#### What you should do:
Quote every line below exactly and skip any picture.

#### Dataset content:
____________

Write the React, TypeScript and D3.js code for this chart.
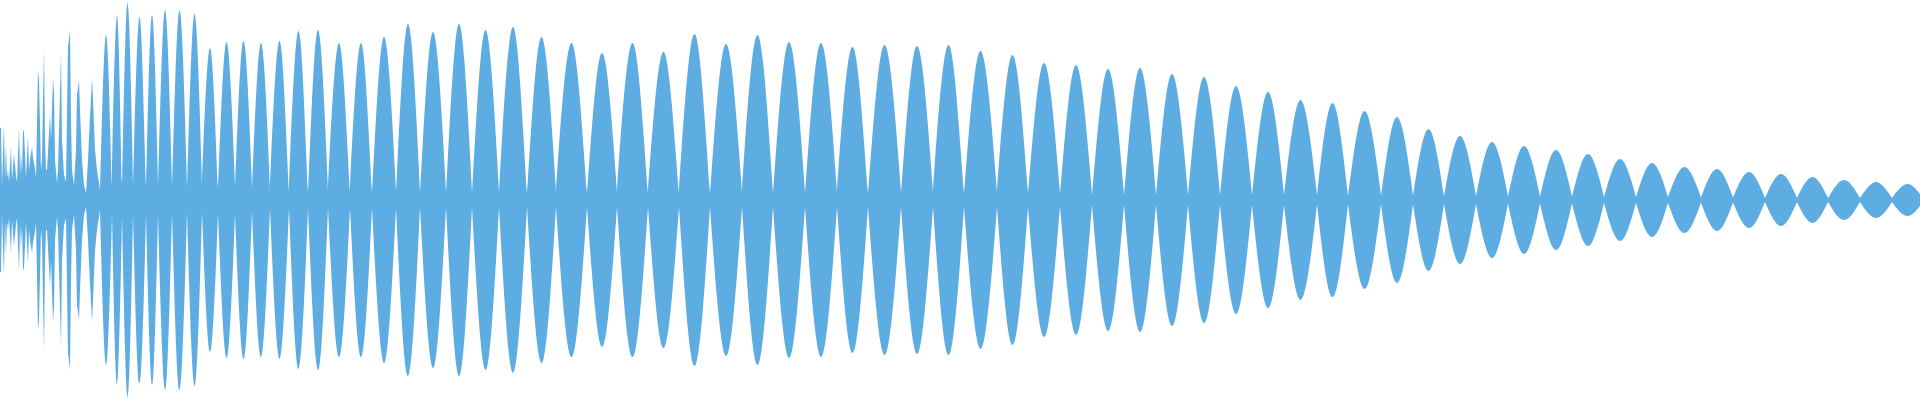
import * as d3 from 'd3';
import { useEffect, useRef } from 'react';

const width = 1920;
const height = 400;
const color = '#5dade2';

// onset: dense noisy spikes before the regular cycles start
const onsetTime = [
  0, 1, 2, 4, 5, 6, 7, 8, 9, 11, 12, 14, 16, 17, 19, 20, 21, 22, 23, 24, 26, 28,
  29, 30, 32, 33, 35, 36, 38, 39, 41, 42, 44, 45, 46, 47, 50, 51, 53, 54, 55, 57,
  58, 61, 62, 64, 66, 68, 70, 71, 72, 74, 76, 77, 79, 80, 82, 84, 86, 88, 89, 92,
  93, 95, 97, 100,
];
const onsetAmp = [
  72, 72, 14, 76, 20, 55, 22, 30, 18, 53, 20, 46, 24, 18, 72, 25, 48, 25, 70, 68,
  22, 64, 30, 40, 53, 42, 32, 22, 131, 119, 30, 40, 153, 60, 30, 30, 85, 60, 122,
  107, 40, 17, 30, 147, 60, 25, 18, 153, 170, 80, 30, 15, 50, 105, 120, 90, 40, 15,
  7, 40, 63, 122, 100, 50, 30, 10,
];

// regular cycles: boundaries (near-zero crossings) and envelope peak of each lobe
const crossings = [
  100, 112, 122, 133, 146, 158, 172, 187, 202, 218, 235, 252, 270, 289, 308, 328,
  350, 372, 396, 420, 446, 472, 499, 527, 556, 587, 617, 648, 679, 710, 742, 773,
  805, 837, 868, 901, 933, 964, 997, 1028, 1060, 1092, 1124, 1156, 1188, 1220,
  1252, 1284, 1317, 1348, 1381, 1413, 1444, 1476, 1508, 1540, 1572, 1604, 1636,
  1668, 1701, 1733, 1765, 1797, 1828, 1860, 1892, 1923,
];
const crossingAmp = [
  10, 15, 16, 15, 14, 14, 13, 12, 12, 13, 14, 12, 8, 8, 8, 8, 8, 8, 8, 7, 7, 7, 7,
  7, 7, 7, 7, 7, 7, 7, 7, 7, 7, 7, 7, 7, 7, 7, 7, 7, 6, 5, 5, 5, 5, 5, 5, 5, 4.5,
  4.5, 4.5, 4.5, 4, 4, 3.5, 3.5, 3.5, 3, 3, 3, 2.5, 2.5, 2, 2, 2, 2, 2, 2,
];
const peakAmp = [
  165, 184, 197, 183, 185, 190, 190, 186, 152, 158, 159, 157, 159, 169, 170, 157,
  157, 163, 176, 168, 176, 170, 173, 163, 157, 147, 157, 148, 166, 156, 165, 158,
  157, 153, 155, 154, 155, 149, 145, 137, 135, 131, 132, 126, 123, 114, 108, 100,
  97, 89, 83, 71, 64, 58, 54, 50, 46, 41, 37, 33, 31, 28, 26, 23, 20, 18, 16,
];

const Waveform = () => {
  const svgRef = useRef(null);

  useEffect(() => {
    const svg = d3.select(svgRef.current);
    svg.selectAll('*').remove();

    const x = d3.scaleLinear().domain([0, 1920]).range([0, width]);
    const y = d3.scaleLinear().domain([-200, 200]).range([height, 0]);

    const linear = d3
      .area()
      .x((d) => x(d[0]))
      .y0((d) => y(-d[1]))
      .y1((d) => y(d[1]));

    const onset = onsetTime.map((t, i) => [t, onsetAmp[i]]);
    svg.append('path').attr('d', linear(onset)).attr('fill', color);

    const lobe = d3
      .area()
      .x((d) => x(d[0]))
      .y0((d) => y(-d[1]))
      .y1((d) => y(d[1]))
      .curve(d3.curveNatural);

    const lobes = peakAmp.map((p, i) => {
      const a = crossings[i];
      const b = crossings[i + 1];
      return [
        [a, crossingAmp[i]],
        [(a + b) / 2, p],
        [b, crossingAmp[i + 1]],
      ];
    });

    svg
      .append('g')
      .selectAll('path')
      .data(lobes)
      .join('path')
      .attr('d', (d) => lobe(d))
      .attr('fill', color);
  }, []);

  return (
    <svg
      ref={svgRef}
      width={width}
      height={height}
      style={{ position: 'absolute', left: 0, top: 0, display: 'block' }}
    />
  );
};

export default function App() {
  return <Waveform />;
}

____________

#### Written solution:
Write the React, TypeScript and D3.js code for this chart.
import * as d3 from 'd3';
import { useEffect, useRef } from 'react';

const width = 1920;
const height = 400;
const color = '#5dade2';

// onset: dense noisy spikes before the regular cycles start
const onsetTime = [
  0, 1, 2, 4, 5, 6, 7, 8, 9, 11, 12, 14, 16, 17, 19, 20, 21, 22, 23, 24, 26, 28,
  29, 30, 32, 33, 35, 36, 38, 39, 41, 42, 44, 45, 46, 47, 50, 51, 53, 54, 55, 57,
  58, 61, 62, 64, 66, 68, 70, 71, 72, 74, 76, 77, 79, 80, 82, 84, 86, 88, 89, 92,
  93, 95, 97, 100,
];
const onsetAmp = [
  72, 72, 14, 76, 20, 55, 22, 30, 18, 53, 20, 46, 24, 18, 72, 25, 48, 25, 70, 68,
  22, 64, 30, 40, 53, 42, 32, 22, 131, 119, 30, 40, 153, 60, 30, 30, 85, 60, 122,
  107, 40, 17, 30, 147, 60, 25, 18, 153, 170, 80, 30, 15, 50, 105, 120, 90, 40, 15,
  7, 40, 63, 122, 100, 50, 30, 10,
];

// regular cycles: boundaries (near-zero crossings) and envelope peak of each lobe
const crossings = [
  100, 112, 122, 133, 146, 158, 172, 187, 202, 218, 235, 252, 270, 289, 308, 328,
  350, 372, 396, 420, 446, 472, 499, 527, 556, 587, 617, 648, 679, 710, 742, 773,
  805, 837, 868, 901, 933, 964, 997, 1028, 1060, 1092, 1124, 1156, 1188, 1220,
  1252, 1284, 1317, 1348, 1381, 1413, 1444, 1476, 1508, 1540, 1572, 1604, 1636,
  1668, 1701, 1733, 1765, 1797, 1828, 1860, 1892, 1923,
];
const crossingAmp = [
  10, 15, 16, 15, 14, 14, 13, 12, 12, 13, 14, 12, 8, 8, 8, 8, 8, 8, 8, 7, 7, 7, 7,
  7, 7, 7, 7, 7, 7, 7, 7, 7, 7, 7, 7, 7, 7, 7, 7, 7, 6, 5, 5, 5, 5, 5, 5, 5, 4.5,
  4.5, 4.5, 4.5, 4, 4, 3.5, 3.5, 3.5, 3, 3, 3, 2.5, 2.5, 2, 2, 2, 2, 2, 2,
];
const peakAmp = [
  165, 184, 197, 183, 185, 190, 190, 186, 152, 158, 159, 157, 159, 169, 170, 157,
  157, 163, 176, 168, 176, 170, 173, 163, 157, 147, 157, 148, 166, 156, 165, 158,
  157, 153, 155, 154, 155, 149, 145, 137, 135, 131, 132, 126, 123, 114, 108, 100,
  97, 89, 83, 71, 64, 58, 54, 50, 46, 41, 37, 33, 31, 28, 26, 23, 20, 18, 16,
];

const Waveform = () => {
  const svgRef = useRef(null);

  useEffect(() => {
    const svg = d3.select(svgRef.current);
    svg.selectAll('*').remove();

    const x = d3.scaleLinear().domain([0, 1920]).range([0, width]);
    const y = d3.scaleLinear().domain([-200, 200]).range([height, 0]);

    const linear = d3
      .area()
      .x((d) => x(d[0]))
      .y0((d) => y(-d[1]))
      .y1((d) => y(d[1]));

    const onset = onsetTime.map((t, i) => [t, onsetAmp[i]]);
    svg.append('path').attr('d', linear(onset)).attr('fill', color);

    const lobe = d3
      .area()
      .x((d) => x(d[0]))
      .y0((d) => y(-d[1]))
      .y1((d) => y(d[1]))
      .curve(d3.curveNatural);

    const lobes = peakAmp.map((p, i) => {
      const a = crossings[i];
      const b = crossings[i + 1];
      return [
        [a, crossingAmp[i]],
        [(a + b) / 2, p],
        [b, crossingAmp[i + 1]],
      ];
    });

    svg
      .append('g')
      .selectAll('path')
      .data(lobes)
      .join('path')
      .attr('d', (d) => lobe(d))
      .attr('fill', color);
  }, []);

  return (
    <svg
      ref={svgRef}
      width={width}
      height={height}
      style={{ position: 'absolute', left: 0, top: 0, display: 'block' }}
    />
  );
};

export default function App() {
  return <Waveform />;
}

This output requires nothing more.